## start GIVEN DATA
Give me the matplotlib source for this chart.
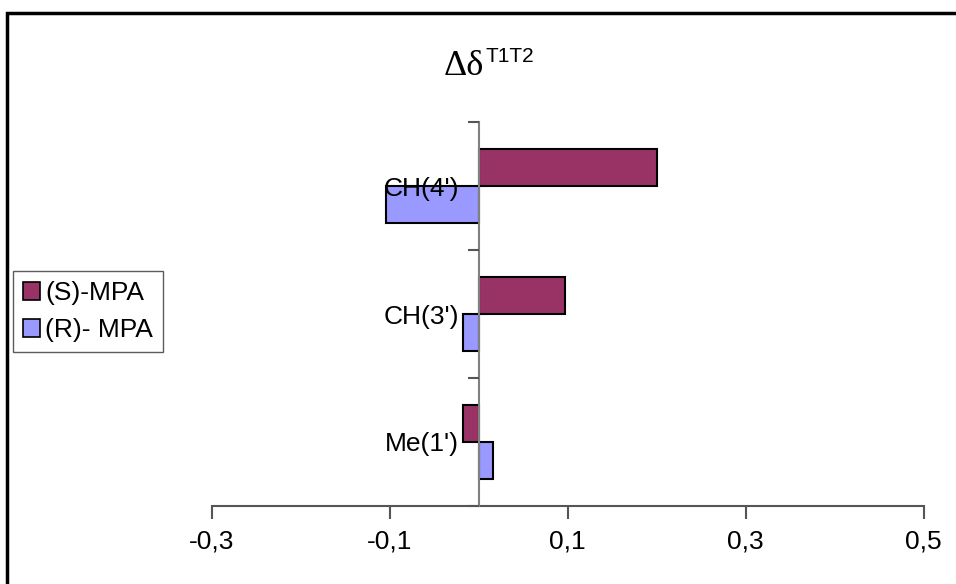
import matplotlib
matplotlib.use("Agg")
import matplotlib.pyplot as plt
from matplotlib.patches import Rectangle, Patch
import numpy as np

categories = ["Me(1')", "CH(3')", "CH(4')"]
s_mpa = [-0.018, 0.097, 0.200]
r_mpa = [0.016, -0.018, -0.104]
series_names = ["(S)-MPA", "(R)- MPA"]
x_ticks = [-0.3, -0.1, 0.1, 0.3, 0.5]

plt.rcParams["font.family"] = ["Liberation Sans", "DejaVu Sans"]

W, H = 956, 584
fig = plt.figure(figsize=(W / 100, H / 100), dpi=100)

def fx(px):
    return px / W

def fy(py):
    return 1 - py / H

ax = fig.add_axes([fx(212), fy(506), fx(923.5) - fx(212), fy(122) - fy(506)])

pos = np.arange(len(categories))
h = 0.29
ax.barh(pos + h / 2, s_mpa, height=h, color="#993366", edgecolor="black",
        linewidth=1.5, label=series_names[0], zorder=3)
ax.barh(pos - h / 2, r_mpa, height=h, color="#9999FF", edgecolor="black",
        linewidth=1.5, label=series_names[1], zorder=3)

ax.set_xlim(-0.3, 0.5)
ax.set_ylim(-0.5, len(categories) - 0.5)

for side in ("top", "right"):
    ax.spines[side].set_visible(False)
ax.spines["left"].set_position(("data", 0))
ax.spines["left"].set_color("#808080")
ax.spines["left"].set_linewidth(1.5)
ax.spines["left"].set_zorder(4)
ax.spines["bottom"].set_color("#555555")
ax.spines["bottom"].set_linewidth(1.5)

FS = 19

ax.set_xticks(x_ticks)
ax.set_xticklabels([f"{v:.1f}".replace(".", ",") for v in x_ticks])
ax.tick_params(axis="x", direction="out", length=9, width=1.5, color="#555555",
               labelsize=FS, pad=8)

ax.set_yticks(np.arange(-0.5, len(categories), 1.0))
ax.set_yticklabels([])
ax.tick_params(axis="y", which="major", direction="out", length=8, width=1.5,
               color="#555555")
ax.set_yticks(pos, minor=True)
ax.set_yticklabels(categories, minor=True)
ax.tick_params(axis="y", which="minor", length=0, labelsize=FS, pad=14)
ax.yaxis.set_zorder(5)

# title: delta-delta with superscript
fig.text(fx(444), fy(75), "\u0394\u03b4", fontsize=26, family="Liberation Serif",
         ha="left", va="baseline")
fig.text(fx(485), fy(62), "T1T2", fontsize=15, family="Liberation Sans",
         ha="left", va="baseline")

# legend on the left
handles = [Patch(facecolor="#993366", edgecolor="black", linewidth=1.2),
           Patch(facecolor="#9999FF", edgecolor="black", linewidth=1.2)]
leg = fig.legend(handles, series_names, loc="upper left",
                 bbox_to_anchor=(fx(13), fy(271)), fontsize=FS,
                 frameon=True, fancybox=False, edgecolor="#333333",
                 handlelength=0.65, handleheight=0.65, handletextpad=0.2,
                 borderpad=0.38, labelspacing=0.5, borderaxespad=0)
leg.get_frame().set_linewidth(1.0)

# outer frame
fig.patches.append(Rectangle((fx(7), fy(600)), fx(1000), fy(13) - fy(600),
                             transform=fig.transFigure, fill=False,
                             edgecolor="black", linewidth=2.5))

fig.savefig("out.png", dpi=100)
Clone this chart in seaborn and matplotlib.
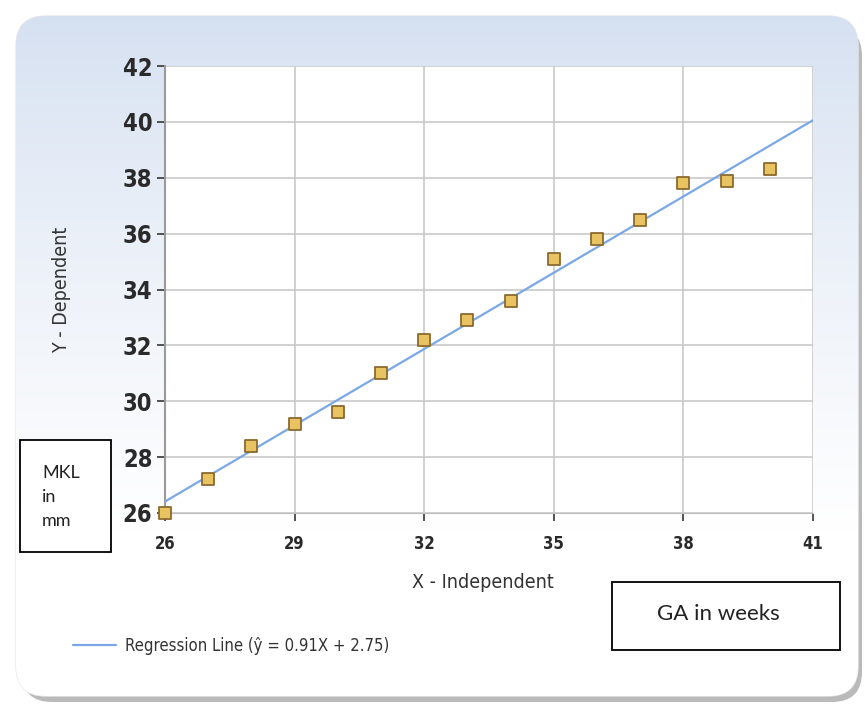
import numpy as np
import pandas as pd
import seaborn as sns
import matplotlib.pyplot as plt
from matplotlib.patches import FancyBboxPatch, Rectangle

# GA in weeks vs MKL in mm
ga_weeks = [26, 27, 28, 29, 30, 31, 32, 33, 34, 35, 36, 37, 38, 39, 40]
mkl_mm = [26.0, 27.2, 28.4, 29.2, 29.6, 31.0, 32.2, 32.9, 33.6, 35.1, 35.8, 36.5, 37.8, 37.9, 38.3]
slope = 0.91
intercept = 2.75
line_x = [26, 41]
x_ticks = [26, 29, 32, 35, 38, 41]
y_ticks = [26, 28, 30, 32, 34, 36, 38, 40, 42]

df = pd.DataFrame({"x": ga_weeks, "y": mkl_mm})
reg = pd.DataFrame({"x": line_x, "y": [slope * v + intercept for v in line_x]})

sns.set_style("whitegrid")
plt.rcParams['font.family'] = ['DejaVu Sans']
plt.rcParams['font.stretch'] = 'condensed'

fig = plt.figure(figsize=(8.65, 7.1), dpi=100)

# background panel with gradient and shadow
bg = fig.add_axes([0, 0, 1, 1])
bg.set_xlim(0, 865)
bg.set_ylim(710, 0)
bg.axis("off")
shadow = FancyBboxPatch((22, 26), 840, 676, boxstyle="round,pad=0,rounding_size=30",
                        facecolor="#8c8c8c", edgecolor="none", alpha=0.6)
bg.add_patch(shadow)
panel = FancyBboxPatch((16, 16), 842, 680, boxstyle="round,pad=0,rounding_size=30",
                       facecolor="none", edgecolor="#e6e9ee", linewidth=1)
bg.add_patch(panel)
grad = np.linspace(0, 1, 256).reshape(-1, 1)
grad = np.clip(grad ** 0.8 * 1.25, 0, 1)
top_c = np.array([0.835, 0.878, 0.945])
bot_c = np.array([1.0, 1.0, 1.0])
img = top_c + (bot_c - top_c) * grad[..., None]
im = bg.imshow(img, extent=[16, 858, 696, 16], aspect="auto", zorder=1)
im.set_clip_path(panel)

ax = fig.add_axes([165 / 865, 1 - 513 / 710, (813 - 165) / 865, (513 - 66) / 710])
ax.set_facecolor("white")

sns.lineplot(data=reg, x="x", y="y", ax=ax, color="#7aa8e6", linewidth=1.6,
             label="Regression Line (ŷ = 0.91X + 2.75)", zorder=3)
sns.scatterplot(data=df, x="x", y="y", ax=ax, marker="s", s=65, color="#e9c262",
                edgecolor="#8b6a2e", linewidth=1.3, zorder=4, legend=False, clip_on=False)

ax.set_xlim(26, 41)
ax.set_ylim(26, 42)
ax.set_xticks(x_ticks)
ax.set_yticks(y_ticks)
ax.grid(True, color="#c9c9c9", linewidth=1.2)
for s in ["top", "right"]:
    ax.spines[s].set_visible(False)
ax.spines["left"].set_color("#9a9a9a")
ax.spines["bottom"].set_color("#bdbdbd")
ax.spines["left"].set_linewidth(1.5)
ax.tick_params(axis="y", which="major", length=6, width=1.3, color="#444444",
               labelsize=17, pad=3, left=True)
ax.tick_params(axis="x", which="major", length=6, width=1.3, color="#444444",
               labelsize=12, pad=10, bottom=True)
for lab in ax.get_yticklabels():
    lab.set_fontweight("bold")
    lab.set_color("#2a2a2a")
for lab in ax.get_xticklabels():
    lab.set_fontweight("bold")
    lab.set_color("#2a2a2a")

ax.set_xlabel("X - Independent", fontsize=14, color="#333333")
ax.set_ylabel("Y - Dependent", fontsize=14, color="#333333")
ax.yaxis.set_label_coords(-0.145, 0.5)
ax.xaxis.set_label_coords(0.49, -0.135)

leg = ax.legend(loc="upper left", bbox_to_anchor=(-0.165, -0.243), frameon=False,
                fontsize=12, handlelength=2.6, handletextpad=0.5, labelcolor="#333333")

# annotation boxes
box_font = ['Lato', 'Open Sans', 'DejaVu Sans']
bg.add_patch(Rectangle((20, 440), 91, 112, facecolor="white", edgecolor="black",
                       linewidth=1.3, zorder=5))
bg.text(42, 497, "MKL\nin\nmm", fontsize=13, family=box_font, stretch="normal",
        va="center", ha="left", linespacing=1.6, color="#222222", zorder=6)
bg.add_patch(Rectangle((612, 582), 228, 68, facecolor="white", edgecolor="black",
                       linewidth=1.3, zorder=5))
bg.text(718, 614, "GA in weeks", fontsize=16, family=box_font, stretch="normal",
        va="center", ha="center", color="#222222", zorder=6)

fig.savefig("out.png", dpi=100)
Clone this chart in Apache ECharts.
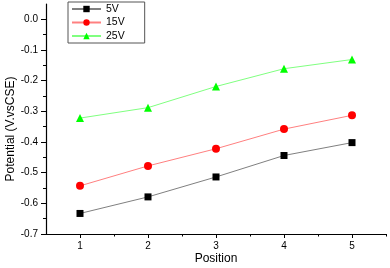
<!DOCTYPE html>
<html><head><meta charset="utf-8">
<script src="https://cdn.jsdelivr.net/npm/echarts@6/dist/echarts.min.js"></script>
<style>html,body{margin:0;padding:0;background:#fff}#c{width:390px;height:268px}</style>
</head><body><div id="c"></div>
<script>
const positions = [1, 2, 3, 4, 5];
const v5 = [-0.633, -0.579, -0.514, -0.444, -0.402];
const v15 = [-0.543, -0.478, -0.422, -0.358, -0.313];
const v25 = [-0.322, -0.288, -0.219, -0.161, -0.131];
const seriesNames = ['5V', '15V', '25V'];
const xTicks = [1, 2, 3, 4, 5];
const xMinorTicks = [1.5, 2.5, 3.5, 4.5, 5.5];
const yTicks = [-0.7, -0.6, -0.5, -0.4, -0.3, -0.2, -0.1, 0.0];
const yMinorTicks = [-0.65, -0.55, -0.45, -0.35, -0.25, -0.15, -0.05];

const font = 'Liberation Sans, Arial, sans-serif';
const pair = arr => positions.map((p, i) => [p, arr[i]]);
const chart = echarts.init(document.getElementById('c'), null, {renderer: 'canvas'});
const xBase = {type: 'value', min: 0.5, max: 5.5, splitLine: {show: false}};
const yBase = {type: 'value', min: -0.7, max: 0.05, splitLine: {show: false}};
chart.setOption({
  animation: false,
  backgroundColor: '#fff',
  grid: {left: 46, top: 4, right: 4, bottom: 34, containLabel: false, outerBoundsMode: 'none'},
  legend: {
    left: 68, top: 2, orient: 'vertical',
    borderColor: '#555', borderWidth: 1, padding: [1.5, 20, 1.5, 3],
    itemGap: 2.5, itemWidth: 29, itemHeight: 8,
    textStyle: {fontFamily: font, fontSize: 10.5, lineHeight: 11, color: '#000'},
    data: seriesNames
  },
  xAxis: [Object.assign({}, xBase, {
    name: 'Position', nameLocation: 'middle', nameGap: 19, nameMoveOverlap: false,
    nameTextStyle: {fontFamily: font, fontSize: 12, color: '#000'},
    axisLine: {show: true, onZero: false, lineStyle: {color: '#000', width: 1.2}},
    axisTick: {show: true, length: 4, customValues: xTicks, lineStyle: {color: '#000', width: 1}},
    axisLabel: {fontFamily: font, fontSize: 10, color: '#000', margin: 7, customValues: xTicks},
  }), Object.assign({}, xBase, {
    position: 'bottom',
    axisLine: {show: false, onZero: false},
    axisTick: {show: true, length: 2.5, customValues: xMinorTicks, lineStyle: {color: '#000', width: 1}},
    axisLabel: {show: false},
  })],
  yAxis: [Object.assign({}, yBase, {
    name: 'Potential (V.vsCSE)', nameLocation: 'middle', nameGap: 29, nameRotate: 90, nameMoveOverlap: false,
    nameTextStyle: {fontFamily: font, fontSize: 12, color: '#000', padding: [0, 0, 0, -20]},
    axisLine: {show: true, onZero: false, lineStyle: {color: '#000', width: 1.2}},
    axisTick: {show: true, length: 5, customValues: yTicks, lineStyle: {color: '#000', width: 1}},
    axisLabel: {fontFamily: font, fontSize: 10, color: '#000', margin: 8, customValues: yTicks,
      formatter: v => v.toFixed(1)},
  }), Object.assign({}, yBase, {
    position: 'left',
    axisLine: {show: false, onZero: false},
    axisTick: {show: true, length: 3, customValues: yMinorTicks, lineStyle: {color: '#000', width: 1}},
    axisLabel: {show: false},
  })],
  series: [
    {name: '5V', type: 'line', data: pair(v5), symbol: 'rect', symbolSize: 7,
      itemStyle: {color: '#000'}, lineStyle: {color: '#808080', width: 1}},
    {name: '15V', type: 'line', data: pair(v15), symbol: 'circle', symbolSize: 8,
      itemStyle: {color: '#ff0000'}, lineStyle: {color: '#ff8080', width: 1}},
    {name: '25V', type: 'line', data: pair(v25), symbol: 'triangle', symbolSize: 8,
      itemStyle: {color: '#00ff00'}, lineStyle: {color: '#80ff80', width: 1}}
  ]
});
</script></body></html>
## end GIVEN DATA
Beginning with the first line of the records above, extract each line exactly through the line that holds "return 1 - py / H", both ends included. Omit pictures.

• THE REPLY:
Give me the matplotlib source for this chart.
import matplotlib
matplotlib.use("Agg")
import matplotlib.pyplot as plt
from matplotlib.patches import Rectangle, Patch
import numpy as np

categories = ["Me(1')", "CH(3')", "CH(4')"]
s_mpa = [-0.018, 0.097, 0.200]
r_mpa = [0.016, -0.018, -0.104]
series_names = ["(S)-MPA", "(R)- MPA"]
x_ticks = [-0.3, -0.1, 0.1, 0.3, 0.5]

plt.rcParams["font.family"] = ["Liberation Sans", "DejaVu Sans"]

W, H = 956, 584
fig = plt.figure(figsize=(W / 100, H / 100), dpi=100)

def fx(px):
    return px / W

def fy(py):
    return 1 - py / H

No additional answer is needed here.